Everton FC stats for appearances show that Neville Southall leads the way with 751 appearances in all competitions to his name. As well as the goalkeeper being Everton’s leading appearance maker, he also holds the record for most clean sheets with 269 shut outs.
Everton’s all-time leading goalscorer is Dixie Dean, who amassed 383 goals in 433 appearances for the club. However, Romelu Lukaku is Everton’s leading goalscorer in Europe, with eight goals in nine appearances in European competition. Richarlison is Everton's record signing, costing the club an estimated £50 million from Watford in 2018.
The Merseyside derby has had more red cards shown than any other Premier League fixture. Other Everton v Liverpool stats show that in the 282 meetings between the two, Everton have won 82, lost 118 and drew 82 derby day clashes.
Everton’s greatest players include the aforementioned Dixie Dean, Brian Labone, W R Dean and Bob Latchford. More recently, Neville Southall became an Everton great along with Graeme Sharp who is second on the list of all-time highest Everton goalscorers.
There are many players who have been inducted into the Everton Hall of Fame. The entire 1984/1985 team have been inducted, along with the famous names of Alan Ball, Gary Lineker and Joe Mercer.
There is also the Everton Giants, where former players are inducted every season for their contribution to Everton Football Club. The most recent inductee was Mick Lyons, who played for the club from 1971 to 1982.
Everton can boast a number of international and ex-international players in their side. The number of Everton players at the World Cup 2014 was five and seven Everton players were called up by their respective nations for Euro 2016.
Everton currently have a squad of 30 players, including members of the Academy squad who have been promoted to the first team.
The current Everton manager is Marco Silva, who joined the club in 2018. Silva is Everton’s 17th permanent manager in the club’s history. Before 1939 there was no position of manager at Everton with team selection duties falling to the club secretary or chosen by committee.

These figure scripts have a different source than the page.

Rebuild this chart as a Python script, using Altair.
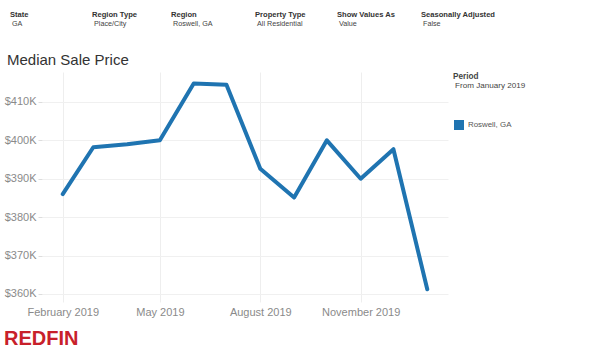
import altair as alt
import pandas as pd

# ---- data ----
months = ["2019-02-01", "2019-03-01", "2019-04-01", "2019-05-01", "2019-06-01",
          "2019-07-01", "2019-08-01", "2019-09-01", "2019-10-01", "2019-11-01",
          "2019-12-01", "2020-01-01"]
prices = [386000, 398200, 399000, 400000, 414800, 414500,
          392600, 385100, 400000, 390000, 397700, 361200]
series_name = "Roswell, GA"

filter_labels = ["State", "Region Type", "Region", "Property Type",
                 "Show Values As", "Seasonally Adjusted"]
filter_values = ["GA", "Place/City", "Roswell, GA", "All Residential",
                 "Value", "False"]
y_ticks = [360000, 370000, 380000, 390000, 400000, 410000]

df = pd.DataFrame({"date": months, "price": prices, "series": series_name})

# ---- layout ----
PL, PT, W, H = 42, 72, 406, 230
BLUE = "#1f74b1"
FONT = "Liberation Sans"

def layout_text(text, x, y, size, color, weight="normal", font=FONT, align="left"):
    return alt.Chart(pd.DataFrame({"t": [text]})).mark_text(
        align=align, baseline="middle", fontSize=size, font=font,
        fontWeight=weight, color=color
    ).encode(text="t:N", x=alt.value(x - PL), y=alt.value(y - PT))

header_x = [10, 92, 171, 255, 337, 421]
layers = []
for lab, val, hx in zip(filter_labels, filter_values, header_x):
    layers.append(layout_text(lab, hx, 15, 7.6, "#333333", weight="bold"))
    layers.append(layout_text(val, hx + 2, 24, 7.2, "#444444"))

layers.append(layout_text("Median Sale Price", 7, 60, 15, "#333333"))
layers.append(layout_text("Period", 453, 77, 8.2, "#444444", weight="bold"))
layers.append(layout_text("From January 2019", 455, 86, 8.1, "#444444"))
layers.append(layout_text(series_name, 468, 125, 7.9, "#555555"))
layers.append(layout_text("REDFIN", 4, 339, 20, "#c8202a", weight="bold"))

legend_sq = alt.Chart(pd.DataFrame({"s": [series_name]})).mark_square(
    size=100, color=BLUE, opacity=1
).encode(x=alt.value(459 - PL), y=alt.value(125 - PT))

line = alt.Chart(df).mark_line(
    color=BLUE, strokeWidth=4, strokeJoin="round", strokeCap="round"
).encode(
    x=alt.X("date:T",
            scale=alt.Scale(type="utc",
                            domain=[alt.DateTime(year=2019, month=1, date=13, utc=True),
                                    alt.DateTime(year=2020, month=1, date=20, utc=True)]),
            axis=alt.Axis(title=None,
                          labelExpr="utcFormat(datum.value, '%B %Y')",
                          values=[alt.DateTime(year=2019, month=m, date=1, utc=True)
                                  for m in (2, 5, 8, 11)],
                          labelFontSize=11, labelColor="#8a8a8a", labelFont=FONT,
                          domain=False, ticks=False, labelPadding=4,
                          grid=True, gridColor="#eeeeee", labelFlush=False,
                          labelOverlap=False)),
    y=alt.Y("price:Q",
            scale=alt.Scale(domain=[357900, 417800], nice=False, zero=False),
            axis=alt.Axis(title=None, values=y_ticks,
                          labelExpr="'$' + format(datum.value/1000, 'd') + 'K'",
                          labelFontSize=11, labelColor="#8a8a8a", labelFont=FONT,
                          domain=False, ticks=True, tickSize=4, tickColor="#dddddd",
                          labelPadding=2, grid=True, gridColor="#f0f0f0")),
)

chart = alt.layer(line, legend_sq, *layers).properties(
    width=W, height=H,
    padding={"left": PL, "top": PT, "right": 600 - PL - W, "bottom": 353 - PT - H},
    autosize=alt.AutoSizeParams(type="none"),
    background="white",
).configure_view(stroke=None)

chart.save("out.html", embed_options={"renderer": "svg", "actions": False})
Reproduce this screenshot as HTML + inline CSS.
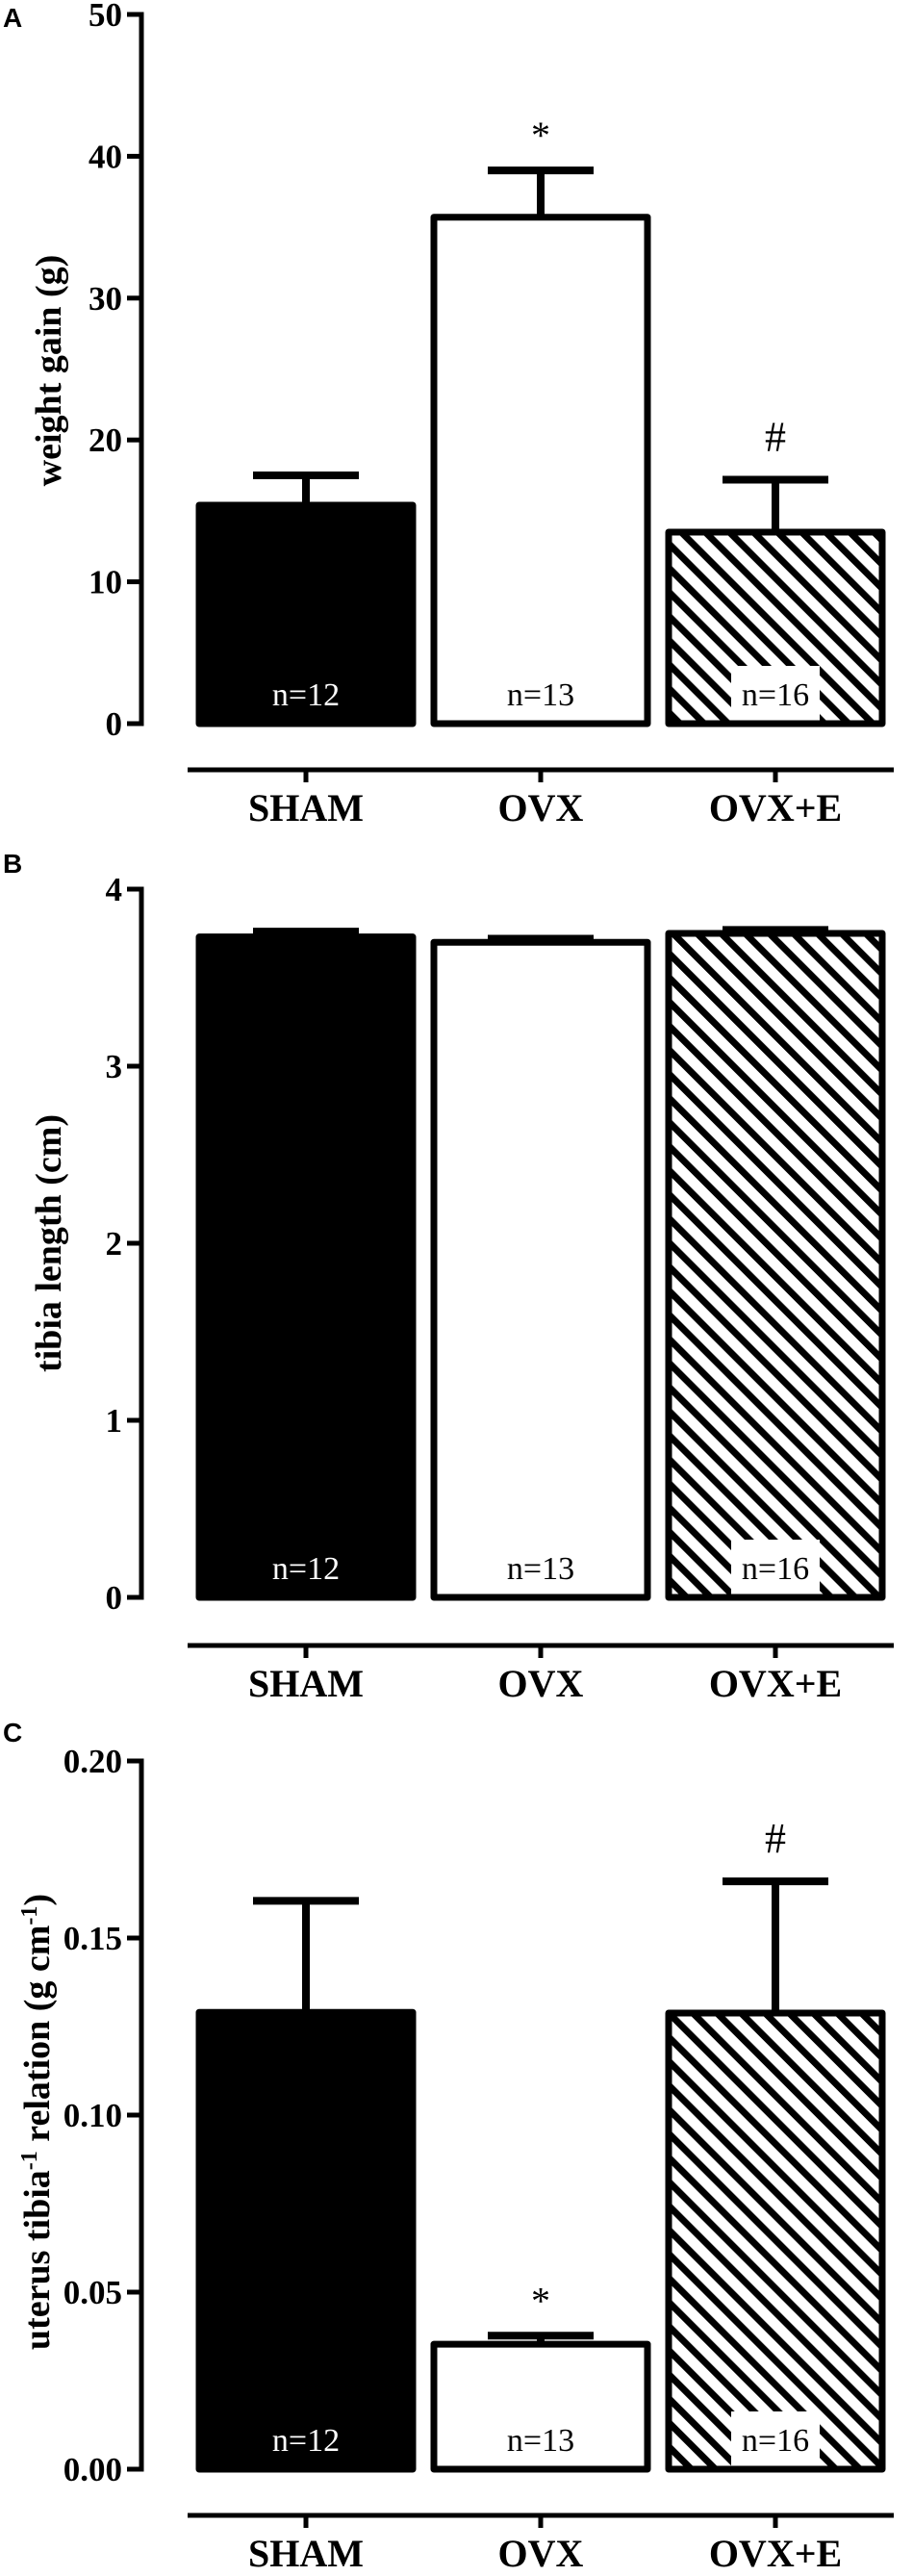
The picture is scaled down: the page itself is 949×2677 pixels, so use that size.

The most successful manager in Everton history is Howard Kendall. Kendall led Everton to two First Division titles, one FA Cup, one Cup Winners Cup and three Charity Shields.
Everton’s longest serving manager is Harry Catterick, who managed the club for 594 matches from 1961 to 1973.
Everton are historically one of England’s most successful football clubs. The Everton FC honours list consists of nine First Division titles, five FA Cup wins, nine Charity Shield wins and one Cup Winners Cup.